De forma que los textos de Fernando Marañón y los personajes que aparecen en ellos saben que no toda felicidad es posible, pero que no toda desgracia ahoga. Y por ello, se amarran a un comportamiento preventivo en donde siempre están dispuestos a toparse con lo peor, pero aguardando ese milagro final que aparece en muchas películas y que posibilita un happy end.
En su obra anterior, Circo de fieras (Aache ediciones), un libro sorprendente que reflexiona sobre el mundo del circo (es decir, sobre la vida) en clave de relatos de un humor muchas veces surrealista y descarnado, ya nos mostraba esta capacidad que recorre y caracteriza a Gilda en los Andes. Y que la convierte en la novela que es: la proyección de la película interior de los anhelos que muchos llevamos dentro y que, de repente, se interrumpe, quemado ese fotograma de ilusiones, destrozando la imagen en la pantalla de nuestras quimeras.
Novela de amargura, desde luego, pero sustentada con una trama de asesinos y espías, trasladada con gran fuerza y acierto desde Andalucía a Tromsø, en el Ártico, donde todos van persiguiendo unas misteriosas latas de película, incluso un director de cine danés que no es Lars Von Trier, aunque todo el mundo esperaría que lo fuera (quizás incluso él mismo lo desea), y que proporciona cierto contrapunto no ya cómico, sino grotesco, y una reflexión sobre todas esas cosas que de tanto tomarse en serio acaban resultando casi ridículas.
Novela de personajes, porque algunos de los que aparecen aquí se merecen volver a hacerlo en una próxima novela, novela de lugares (el cine, los bares, el Ártico) y novela de guiños para cinéfilos: de Buñuel a Dogma 95, pasando por Gilda y 55 días en Pekín, por ejemplo y entre otros muchos.

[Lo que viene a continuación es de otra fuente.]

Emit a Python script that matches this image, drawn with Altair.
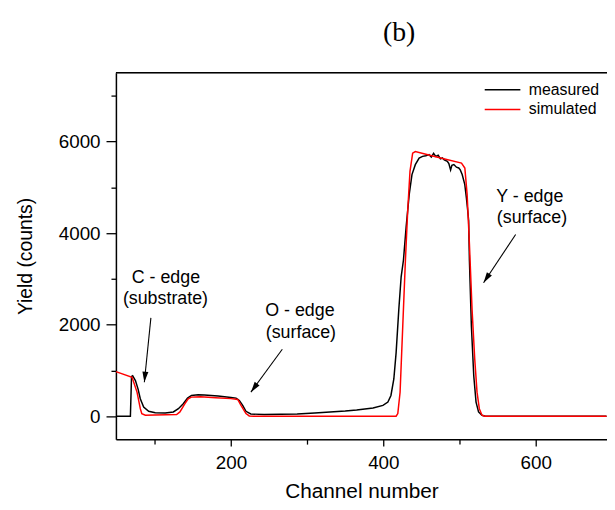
import altair as alt
import pandas as pd

# ---------------- data ----------------
meas_ch = [49, 68, 69.5, 71, 74.6, 78, 81, 85.4, 92, 100.6, 113.6, 124.4, 131, 137.4,
           143, 148.2, 156.9, 165, 174, 183, 191.5, 200, 206.7, 211, 215.4, 219.7, 226,
           243.5, 265, 286.9, 310, 330, 350, 365, 386.5, 399.5, 406, 410, 413.8, 416.8,
           420.3, 423.4, 426.4, 429.9, 434, 437.6, 442, 447, 451.5, 455.8, 460, 463, 466,
           468.8, 472, 475, 477.5, 480, 484, 486, 488.3, 490, 492.6, 496, 499, 501, 503.5,
           506.9, 509, 510.8, 512, 513, 515.6, 518.7, 521.7, 525, 529.5, 534, 693]
meas_y = [0, 0, 870, 886, 778, 598, 382, 202, 108, 79, 72, 94, 166, 274,
          396, 454, 468, 465, 454, 440, 425, 410, 396, 346, 238, 108, 50,
          36, 42, 50, 70, 94, 115, 137, 180, 238, 310, 454, 814, 1390,
          2326, 3046, 3406, 4126, 4846, 5278, 5494, 5638, 5676, 5688, 5713, 5660, 5740,
          5676, 5700, 5620, 5640, 5600, 5568, 5520, 5380, 5480, 5497, 5440, 5423, 5380, 5280,
          5065, 4776, 4488, 4272, 3406, 1966, 886, 310, 94, 22, 0, 0]

sim_ch = [49, 70.2, 76.7, 81, 83, 87.6, 100, 115, 128.7, 133, 139.6, 143.9, 148, 160,
          180, 200, 208.9, 213.2, 219.7, 224, 230, 416.8, 419, 422, 425.5, 429, 432, 435,
          438.5, 442, 470, 502.6, 507, 510, 513, 516.5, 520, 523, 526, 529.5, 533, 693]
sim_y = [975, 851, 527, 166, 58, 22, 30, 35, 37, 95, 274, 382, 418, 425,
         405, 385, 367, 238, 58, 7, 0, 0, 58, 525, 1966, 3406, 4486, 5350,
         5746, 5782, 5660, 5530, 5422, 4846, 3766, 2326, 1246, 526, 166, 22, 0, 0]

series_names = ["measured", "simulated"]
series_colors = ["black", "#ff0000"]

x_major = [200, 400, 600]
x_minor = [100, 300, 500]
y_major = [0, 2000, 4000, 6000]
y_minor = [1000, 3000, 5000, 7000]

label_text = ["C - edge", "(substrate)", "O - edge", "(surface)", "Y - edge", "(surface)"]
label_ch = [114.6, 114.0, 290.5, 291.8, 592.3, 595.1]
label_y = [3012, 2558, 2290, 1808, 4790, 4322]

arrow_x0 = [94.9, 267.4, 573.7]
arrow_y0 = [2148, 1463, 3969]
arrow_x1 = [86.3, 226.2, 531.6]
arrow_y1 = [743, 527, 2917]
arrow_angle = [5.8, 36.2, 33.6]

# ---------------- chart ----------------
W, H = 496, 370
FONT = "Liberation Sans"

df = pd.concat([
    pd.DataFrame({"ch": meas_ch, "y": meas_y, "series": series_names[0]}),
    pd.DataFrame({"ch": sim_ch, "y": sim_y, "series": series_names[1]}),
], ignore_index=True)

xs = alt.Scale(domain=[49, 693.6], nice=False, zero=False)
ys = alt.Scale(domain=[-500, 7500], nice=False, zero=False)

lines = alt.Chart(df).mark_line(strokeWidth=1.5, clip=True).encode(
    x=alt.X("ch:Q", scale=xs, axis=alt.Axis(
        values=x_major, orient="bottom", format="d", tickSize=7, tickWidth=1.3,
        labelPadding=8, labelFontSize=19, labelFont=FONT, labelColor="black",
        title="Channel number", titleFont=FONT, titleFontSize=21, titleFontWeight="normal",
        titleColor="black", titleBaseline="alphabetic", titleY=58.5,
        domainColor="black", domainWidth=1.5, tickColor="black", grid=False)),
    y=alt.Y("y:Q", scale=ys, axis=alt.Axis(
        values=y_major, orient="left", format="d", tickSize=10, tickWidth=1.3,
        labelPadding=6, labelFontSize=19, labelFont=FONT, labelColor="black",
        title="Yield (counts)", titleFont=FONT, titleFontSize=19.5, titleFontWeight="normal",
        titleColor="black", titleBaseline="middle", titleX=-91, titleY=H / 2,
        titleAngle=270, titleAlign="center",
        domainColor="black", domainWidth=1.5, tickColor="black", grid=False)),
    color=alt.Color("series:N",
                    scale=alt.Scale(domain=series_names, range=series_colors),
                    legend=alt.Legend(
                        title=None, orient="none", legendX=382.5, legendY=9,
                        symbolType="M-4,0H4", symbolSize=81, symbolStrokeWidth=1.5,
                        labelFont=FONT, labelFontSize=16, labelColor="black",
                        labelOffset=18.5, rowPadding=4, padding=0)),
)

minor = alt.Chart(df).mark_point(opacity=0).encode(
    x=alt.X("ch:Q", scale=xs, axis=alt.Axis(
        values=x_minor, orient="bottom", tickSize=5, tickWidth=1.3, labels=False,
        domain=False, title=None, tickColor="black", grid=False)),
    y=alt.Y("y:Q", scale=ys, axis=alt.Axis(
        values=y_minor, orient="left", tickSize=5, tickWidth=1.3, labels=False,
        domain=False, title=None, tickColor="black", grid=False)),
)

top_line = alt.Chart(pd.DataFrame({"a": [0]})).mark_rule(
    color="black", strokeWidth=1.5).encode(
    x=alt.value(0), x2=alt.value(W), y=alt.value(0))

ann_df = pd.DataFrame({"t": label_text, "ch": label_ch, "y": label_y})
ann = alt.Chart(ann_df).mark_text(
    font=FONT, fontSize=18, align="center", baseline="middle", color="black").encode(
    x=alt.X("ch:Q", scale=xs, axis=None),
    y=alt.Y("y:Q", scale=ys, axis=None),
    text="t:N")

arr_df = pd.DataFrame({"x0": arrow_x0, "y0": arrow_y0, "x1": arrow_x1,
                       "y1": arrow_y1, "ang": arrow_angle})
arr_lines = alt.Chart(arr_df).mark_rule(color="black", strokeWidth=1.1).encode(
    x=alt.X("x0:Q", scale=xs, axis=None),
    y=alt.Y("y0:Q", scale=ys, axis=None),
    x2="x1:Q", y2="y1:Q")
arr_heads = alt.Chart(arr_df).mark_point(
    shape="M0,0L-0.4,-1.4L0.4,-1.4Z", filled=True, size=230, color="black",
    opacity=1).encode(
    x=alt.X("x1:Q", scale=xs, axis=None),
    y=alt.Y("y1:Q", scale=ys, axis=None),
    angle=alt.Angle("ang:Q", scale=None))

chart = alt.layer(lines, minor, top_line, ann, arr_lines, arr_heads).resolve_axis(
    x="independent", y="independent").properties(
    width=W, height=H,
    autosize=alt.AutoSizeParams(type="none"),
    padding={"left": 109, "top": 63, "right": 0, "bottom": 61},
    title=alt.TitleParams("(b)", font="Liberation Serif", fontSize=28,
                          fontWeight="normal", color="black", anchor="middle",
                          frame="group", dx=38, offset=3, baseline="alphabetic"),
).configure_view(stroke=None).configure(background="white")

chart.save("out.html", embed_options={"renderer": "svg", "actions": False})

Pero, sin duda, la fortaleza de esta novela radica en su estructura y a mí eso es lo que me gusta. Creo que un buen novelista debe confeccionar tapices, elevar edificios, incluso laberintos con fichas de dominó y pagodas de naipes, dado que la misión fundamental del escritor es crear mundos. Fernando Marañón se muestra muy sólido en este asunto, con una obra en donde sus piezas encajan, no se resienten, y además se aviva con un ritmo en ocasiones casi vertiginoso.
No es algo sencillo lo que comento. Cuando se rodó El sueño eterno, el escritor William Faulkner se encargó de adaptar al guion la novela de Raymond Chandler. Pero en un momento determinado ni Faulkner ni el director Howard Hawks sabían, por lo enrevesado de la trama, quién era el asesino del chofer Owen Taylor. Le preguntaron directamente a Chandler, y ni él mismo era capaz de aclararlo. Se les había extraviado un muerto y un asesino.
En Gilda en los Andes cada cosa está en su sitio. Los muertos donde deben, los asesinos también, y los vivos persiguiendo y traspapelando algunos de sus sueños, pero aferrándose a otros como si la vida fuera una sesión continua de cine de barrio, esa que encadenaba películas, una tras otra, con la seguridad que proporcionaba la oscuridad y la certeza de que solo existía un futuro si en él se tenían puestas las ilusiones.
Por todo ello, esta novela de Fernando Marañón fue una de las noticias literarias notables de aquel 2017. Un texto importante que todavía estamos a tiempo de encontrar en las librerías, o de pedirlo, antes de que sea demasiado tarde y caiga sobre él ese injusto The End que imponen las librerías prisioneras de las mesas de novedades y rehenes del estúpido capitalismo literario.
¡Larga vida a la Generación Austral!